A Life of George Barker



'Robert Fraser has brought back to life a poet who behaved outrageously, suffered a great deal and caused many others to suffer, but whose best, tortured, teasing poems should be remembered. It may be the life of the 'chamelion poet'. It is also, very oddly, a heroic one.' Anthony Thwaite, Times Literary Supplement

The poet George Barker was convinced that his biography could never be written. 'I've stirred the facts around too much,' he told Robert Fraser. 'It simply can't be done.' Eliot wrote of his 'genius'. Yeats thought him the most interesting poet of his generation. Dylan Thomas envied his power over women. War trapped him in Japan. In America he conducted one of the most celebrated love affairs of the century. He fathered fifteen children in several countries, three during one battle-torn summer. By the 1950s he was the toast of Soho. Barker was Catholic and bohemian, frank and elusive, tender and boisterous. In Eliot's phrase, he was 'a most peculiar fellow.' Robert Fraser's biography offers both a portrait of a talented, tormented and irresistibly entertaining man, and a broad cultural landscape. Around the central figure cluster painters like Francis Bacon, Lucian Freud, Johnny Minton and the 'Roberts' Colquhoun and MacBryde; writers such as Dylan Thomas, Walter de la Mare and Elizabeth Smart, whose By Grand Central Station I Sat Down and Wept hymns their liaison; the lugubrious humorist Jeffrey Bernard. After closing time at the Colony Room, Minton declared, they had to sweep up the jokes.

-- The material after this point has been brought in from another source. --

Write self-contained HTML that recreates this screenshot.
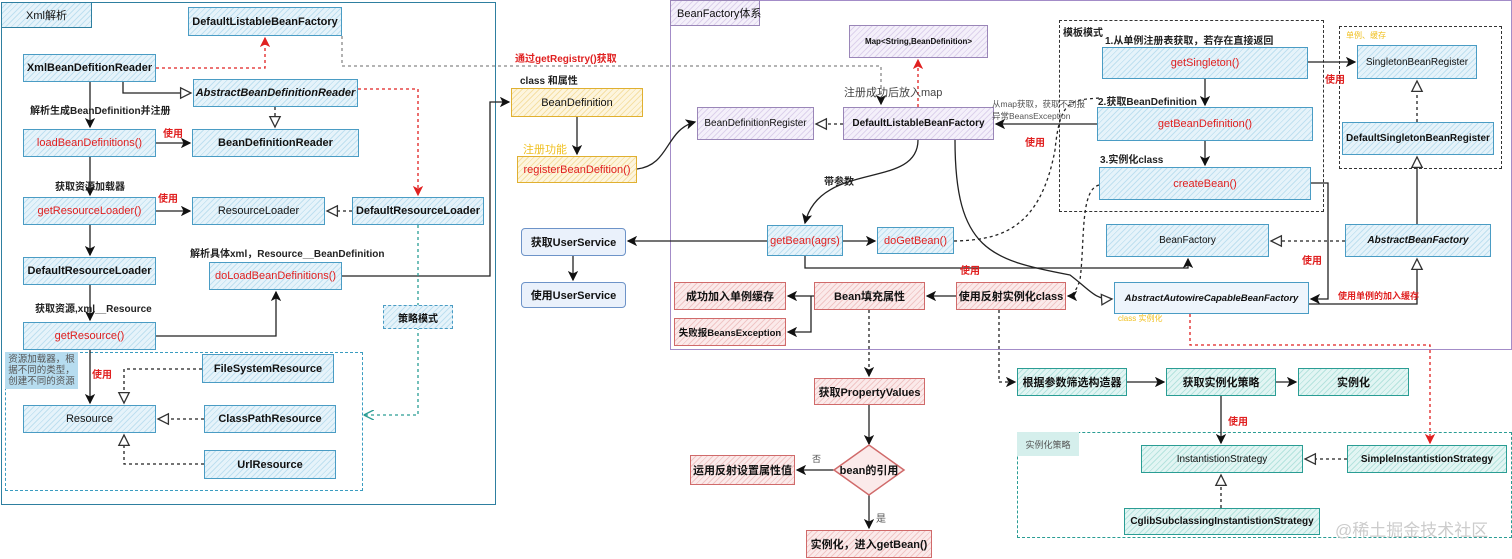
<!DOCTYPE html>
<html><head><meta charset="utf-8">
<style>
body{margin:0;width:1512px;height:559px;background:#fff;position:relative;overflow:hidden;font-family:"Liberation Sans","Noto Sans CJK SC",sans-serif;}
.b{position:absolute;box-sizing:border-box;display:flex;align-items:center;justify-content:center;font-size:11px;color:#111;white-space:nowrap;}
.blue{border:1.5px solid #4a9cc4;background:repeating-linear-gradient(135deg,#e6f3fa 0 3px,#bfe0f0 3px 4px);}
.pur{border:1.5px solid #9a86b8;background:repeating-linear-gradient(135deg,#f4f0fa 0 3px,#ddd2ec 3px 4px);}
.red{border:1.5px solid #d06a6a;background:repeating-linear-gradient(135deg,#fbeaea 0 3px,#f0c6c6 3px 4px);font-weight:bold;}
.yel{border:1.5px solid #e0b030;background:repeating-linear-gradient(135deg,#fdf5de 0 3px,#f5e0a5 3px 4px);}
.teal{border:1.5px solid #2a9d94;background:repeating-linear-gradient(135deg,#e2f5f3 0 3px,#b5e3de 3px 4px);font-weight:bold;}
.lb{border:1.5px solid #6d93c8;background:#eaf1fb;border-radius:4px;font-weight:bold;}
.rt{color:#e02020;}
.bold{font-weight:bold;}
.t{position:absolute;font-size:10px;white-space:nowrap;color:#222;}
.r{color:#e02020;font-weight:bold;}
.y{color:#f0c020;}
</style></head><body>
<div style="position:absolute;left:1px;top:2px;width:495px;height:503px;border:1.5px solid #2e7fa0;box-sizing:border-box"></div>
<div class="b blue" style="left:1px;top:2px;width:91px;height:26px;justify-content:flex-start;padding-left:24px;border-color:#2e7fa0">Xml解析</div>
<div style="position:absolute;left:670px;top:0;width:842px;height:350px;border:1.5px solid #a38cc8;box-sizing:border-box"></div>
<div class="b pur" style="left:670px;top:0;width:90px;height:26px;justify-content:flex-start;padding-left:6px">BeanFactory体系</div>
<div style="position:absolute;left:5px;top:352px;width:358px;height:139px;border:1.5px dashed #3a9cc0;box-sizing:border-box"></div>
<div class="b" style="left:5px;top:352px;width:73px;height:37px;background:#b6dcef;font-size:9.5px;white-space:normal;text-align:center;line-height:11px;color:#555">资源加载器，根据不同的类型，创建不同的资源</div>
<div style="position:absolute;left:1059px;top:20px;width:265px;height:192px;border:1.5px dashed #333;box-sizing:border-box"></div>
<div style="position:absolute;left:1339px;top:26px;width:163px;height:143px;border:1.5px dashed #333;box-sizing:border-box"></div>
<div style="position:absolute;left:1017px;top:432px;width:495px;height:106px;border:1.5px dashed #2a9d94;box-sizing:border-box"></div>
<div class="b" style="left:1017px;top:432px;width:62px;height:24px;background:#d5efec;font-size:9px;color:#555">实例化策略</div>

<svg width="1512" height="559" style="position:absolute;left:0;top:0">
<defs>
<marker id="a" markerWidth="8" markerHeight="8" refX="7" refY="4" orient="auto"><path d="M0,0L8,4L0,8L2,4z" fill="#111"/></marker>
<marker id="ar" markerWidth="8" markerHeight="8" refX="7" refY="4" orient="auto"><path d="M0,0L8,4L0,8L2,4z" fill="#e02020"/></marker>
<marker id="at" markerWidth="8" markerHeight="8" refX="7" refY="4" orient="auto"><path d="M0,0L8,4L0,8" fill="none" stroke="#2a9d94"/></marker>
<marker id="o" markerWidth="10" markerHeight="10" refX="9" refY="5" orient="auto"><path d="M1,1L9,5L1,9z" fill="#fff" stroke="#333"/></marker>
</defs>
<g fill="none" stroke="#222" stroke-width="1.3">
<path d="M90 82V127" marker-end="url(#a)"/>
<path d="M90 157V195" marker-end="url(#a)"/>
<path d="M90 225V255" marker-end="url(#a)"/>
<path d="M90 285V320" marker-end="url(#a)"/>
<path d="M90 350V403" marker-end="url(#a)"/>
<path d="M156 143H190" marker-end="url(#a)"/>
<path d="M156 211H190" marker-end="url(#a)"/>
<path d="M123 82V93H191" marker-end="url(#o)"/>
<path d="M275 107V127" stroke-dasharray="3 3" marker-end="url(#o)"/>
<path d="M352 211H327" stroke-dasharray="3 3" marker-end="url(#o)"/>
<path d="M156 336H276V292" marker-end="url(#a)"/>
<path d="M342 276H490V102H509" marker-end="url(#a)"/>
<path d="M202 369H124V403" stroke-dasharray="3 3" marker-end="url(#o)"/>
<path d="M204 419H158" stroke-dasharray="3 3" marker-end="url(#o)"/>
<path d="M204 464H124V435" stroke-dasharray="3 3" marker-end="url(#o)"/>
<path d="M577 117V154" marker-end="url(#a)"/>
<path d="M637 169C670 165 665 130 695 122" marker-end="url(#a)"/>
<path d="M573 256V280" marker-end="url(#a)"/>
<path d="M767 241H628" marker-end="url(#a)"/>
<path d="M843 241H875" marker-end="url(#a)"/>
<path d="M805 256V268H1188V259" marker-end="url(#a)"/>
<path d="M918 140C918 190 820 160 805 223" marker-end="url(#a)"/>
<path d="M955 140C955 250 990 260 1070 275C1090 290 1095 300 1112 299" marker-end="url(#o)"/>
<path d="M843 124H816" stroke-dasharray="3 3" marker-end="url(#o)"/>
<path d="M1097 124H996" marker-end="url(#a)"/>
<path d="M954 241C1000 240 1040 230 1055 150C1060 100 1070 100 1100 98" stroke-dasharray="3 3"/>
<path d="M1308 62H1355" marker-end="url(#a)"/>
<path d="M1205 79V105" marker-end="url(#a)"/>
<path d="M1205 141V165" marker-end="url(#a)"/>
<path d="M1417 122V81" stroke-dasharray="3 3" marker-end="url(#o)"/>
<path d="M1417 224V157" marker-end="url(#o)"/>
<path d="M1345 241H1271" stroke-dasharray="3 3" marker-end="url(#o)"/>
<path d="M1309 304H1417V259" marker-end="url(#o)"/>
<path d="M1311 183H1328V299H1311" marker-end="url(#a)"/>
<path d="M1099 185C1080 190 1085 240 1080 280C1075 295 1070 296 1068 296" stroke-dasharray="3 3" marker-end="url(#a)"/>
<path d="M956 296H927" marker-end="url(#a)"/>
<path d="M814 296H811V296H788" marker-end="url(#a)"/>
<path d="M811 296V332H788" marker-end="url(#a)"/>
<path d="M869 310V376" stroke-dasharray="3 3" marker-end="url(#a)"/>
<path d="M869 405V444" marker-end="url(#a)"/>
<path d="M834 470H797" marker-end="url(#a)"/>
<path d="M869 495V528" marker-end="url(#a)"/>
<path d="M999 310V382H1015" stroke-dasharray="3 3" marker-end="url(#a)"/>
<path d="M1127 382H1164" marker-end="url(#a)"/>
<path d="M1276 382H1296" marker-end="url(#a)"/>
<path d="M1221 396V443" marker-end="url(#a)"/>
<path d="M1347 459H1305" stroke-dasharray="3 3" marker-end="url(#o)"/>
<path d="M1221 508V475" stroke-dasharray="3 3" marker-end="url(#o)"/>
<path d="M342 36V66H881V104" stroke="#888" stroke-dasharray="3 3" marker-end="url(#a)"/>
</g>
<g fill="none" stroke="#e02020" stroke-width="1.3" stroke-dasharray="3 3">
<path d="M156 68H265V38" marker-end="url(#ar)"/>
<path d="M358 89H418V195" marker-end="url(#ar)"/>
<path d="M918 107V60" marker-end="url(#ar)"/>
<path d="M1190 314V345H1430V443" marker-end="url(#ar)"/>
</g>
<g fill="none" stroke="#2a9d94" stroke-width="1.3" stroke-dasharray="3 3">
<path d="M418 225V415H365" marker-end="url(#at)"/>
</g>
<polygon points="869,445 904,470 869,495 834,470" fill="#fbeaea" stroke="#d06a6a" stroke-width="1.5"/>
</svg>

<div class="b blue bold" style="left:188px;top:7px;width:154px;height:29px">DefaultListableBeanFactory</div>
<div class="b blue bold" style="left:23px;top:54px;width:133px;height:28px">XmlBeanDefitionReader</div>
<div class="b blue bold" style="left:193px;top:79px;width:165px;height:28px;font-style:italic">AbstractBeanDefinitionReader</div>
<div class="b blue rt" style="left:23px;top:129px;width:133px;height:28px">loadBeanDefinitions()</div>
<div class="b blue bold" style="left:192px;top:129px;width:167px;height:28px">BeanDefinitionReader</div>
<div class="b blue rt" style="left:23px;top:197px;width:133px;height:28px">getResourceLoader()</div>
<div class="b blue" style="left:192px;top:197px;width:133px;height:28px">ResourceLoader</div>
<div class="b blue bold" style="left:352px;top:197px;width:132px;height:28px">DefaultResourceLoader</div>
<div class="b blue bold" style="left:23px;top:257px;width:133px;height:28px">DefaultResourceLoader</div>
<div class="b blue rt" style="left:209px;top:262px;width:133px;height:28px">doLoadBeanDefinitions()</div>
<div class="b blue rt" style="left:23px;top:322px;width:133px;height:28px">getResource()</div>
<div class="b blue bold" style="left:383px;top:305px;width:70px;height:24px;border-style:dashed;font-size:10px">策略模式</div>
<div class="b blue bold" style="left:202px;top:354px;width:132px;height:29px">FileSystemResource</div>
<div class="b blue" style="left:23px;top:405px;width:133px;height:28px">Resource</div>
<div class="b blue bold" style="left:204px;top:405px;width:132px;height:28px">ClassPathResource</div>
<div class="b blue bold" style="left:204px;top:450px;width:132px;height:29px">UrlResource</div>
<div class="t bold" style="left:30px;top:102px">解析生成BeanDefinition并注册</div>
<div class="t r" style="left:163px;top:125px">使用</div>
<div class="t bold" style="left:55px;top:178px">获取资源加载器</div>
<div class="t r" style="left:158px;top:190px">使用</div>
<div class="t bold" style="left:190px;top:245px">解析具体xml，Resource__BeanDefinition</div>
<div class="t bold" style="left:35px;top:300px">获取资源,xml__Resource</div>
<div class="t r" style="left:92px;top:366px">使用</div>

<div class="t r" style="left:515px;top:50px">通过getRegistry()获取</div>
<div class="t bold" style="left:520px;top:72px">class 和属性</div>
<div class="b yel" style="left:511px;top:88px;width:132px;height:29px">BeanDefinition</div>
<div class="t y" style="left:523px;top:141px;font-size:11px">注册功能</div>
<div class="b yel rt" style="left:517px;top:156px;width:120px;height:27px">registerBeanDefition()</div>
<div class="b lb" style="left:521px;top:228px;width:105px;height:28px">获取UserService</div>
<div class="b lb" style="left:521px;top:282px;width:105px;height:26px">使用UserService</div>

<div class="b pur bold" style="left:849px;top:25px;width:139px;height:33px;font-size:8px">Map&lt;String,BeanDefinition&gt;</div>
<div class="t" style="left:844px;top:84px;font-size:11px;color:#444">注册成功后放入map</div>
<div class="b pur" style="left:697px;top:107px;width:117px;height:33px;font-size:10px">BeanDefinitionRegister</div>
<div class="b pur bold" style="left:843px;top:107px;width:151px;height:33px;font-size:10px">DefaultListableBeanFactory</div>
<div class="t" style="left:992px;top:98px;font-size:8.5px;color:#555;line-height:12px">从map获取，获取不到报<br>异常BeansException</div>
<div class="t r" style="left:1025px;top:134px">使用</div>
<div class="t bold" style="left:1063px;top:24px">模板模式</div>
<div class="t bold" style="left:1105px;top:32px">1.从单例注册表获取，若存在直接返回</div>
<div class="b blue rt" style="left:1102px;top:47px;width:206px;height:32px">getSingleton()</div>
<div class="t bold" style="left:1098px;top:93px">2.获取BeanDefinition</div>
<div class="b blue rt" style="left:1097px;top:107px;width:216px;height:34px">getBeanDefinition()</div>
<div class="t bold" style="left:1100px;top:151px">3.实例化class</div>
<div class="b blue rt" style="left:1099px;top:167px;width:212px;height:33px">createBean()</div>
<div class="t y" style="left:1346px;top:30px;font-size:8px">单例、缓存</div>
<div class="b blue" style="left:1357px;top:45px;width:120px;height:34px;font-size:10px">SingletonBeanRegister</div>
<div class="b blue bold" style="left:1342px;top:122px;width:152px;height:33px;font-size:10px">DefaultSingletonBeanRegister</div>
<div class="t r" style="left:1325px;top:71px">使用</div>
<div class="b blue" style="left:1106px;top:224px;width:163px;height:33px;font-size:10px">BeanFactory</div>
<div class="b blue bold" style="left:1345px;top:224px;width:146px;height:33px;font-style:italic;font-size:10px">AbstractBeanFactory</div>
<div class="t r" style="left:1302px;top:252px">使用</div>
<div class="b blue bold" style="left:1114px;top:282px;width:195px;height:32px;font-style:italic;font-size:9.5px;background:#eef5fc">AbstractAutowireCapableBeanFactory</div>
<div class="t r" style="left:1338px;top:289px;font-size:9px">使用单例的加入缓存</div>
<div class="t y" style="left:1118px;top:313px;font-size:8px">class 实例化</div>
<div class="b blue rt" style="left:767px;top:225px;width:76px;height:31px">getBean(agrs)</div>
<div class="b blue rt" style="left:877px;top:227px;width:77px;height:27px">doGetBean()</div>
<div class="t bold" style="left:824px;top:173px">带参数</div>
<div class="t r" style="left:960px;top:262px">使用</div>
<div class="b red" style="left:674px;top:282px;width:112px;height:28px">成功加入单例缓存</div>
<div class="b red" style="left:674px;top:318px;width:112px;height:28px;font-size:9.5px">失败报BeansException</div>
<div class="b red" style="left:814px;top:282px;width:111px;height:28px">Bean填充属性</div>
<div class="b red" style="left:956px;top:282px;width:110px;height:28px">使用反射实例化class</div>
<div class="b red" style="left:814px;top:378px;width:111px;height:27px">获取PropertyValues</div>
<div class="b" style="left:834px;top:460px;width:70px;height:20px;font-weight:bold">bean的引用</div>
<div class="t" style="left:812px;top:452px;font-size:9px;color:#555">否</div>
<div class="t" style="left:876px;top:510px;color:#555">是</div>
<div class="b red" style="left:690px;top:455px;width:105px;height:30px">运用反射设置属性值</div>
<div class="b red" style="left:806px;top:530px;width:126px;height:28px">实例化，进入getBean()</div>
<div class="b teal" style="left:1017px;top:368px;width:110px;height:28px">根据参数筛选构造器</div>
<div class="b teal" style="left:1166px;top:368px;width:110px;height:28px">获取实例化策略</div>
<div class="b teal" style="left:1298px;top:368px;width:111px;height:28px">实例化</div>
<div class="t r" style="left:1228px;top:413px">使用</div>
<div class="b teal" style="left:1141px;top:445px;width:162px;height:28px;font-weight:normal;font-size:10px">InstantistionStrategy</div>
<div class="b teal" style="left:1347px;top:445px;width:160px;height:28px;font-size:10px">SimpleInstantistionStrategy</div>
<div class="b teal" style="left:1124px;top:508px;width:196px;height:27px;font-size:10px">CglibSubclassingInstantistionStrategy</div>
<div class="t" style="left:1335px;top:516px;font-size:17px;color:#ccc">@稀土掘金技术社区</div>
</body></html>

  • Published: 30 September 2014
  • ISBN: 9781473521537
  • Imprint: Vintage Digital
  • Format: EBook
  • Pages: 592

About the author

Robert Fraser

Robert Fraser has lectured at the universities of Leeds and London, and at Trinity College, Cambridge, where he was Director of Studies in English. In 1987, at the poet's request, he compiled Barker's Collected Poems; in 1995 he edited the Selected Poems.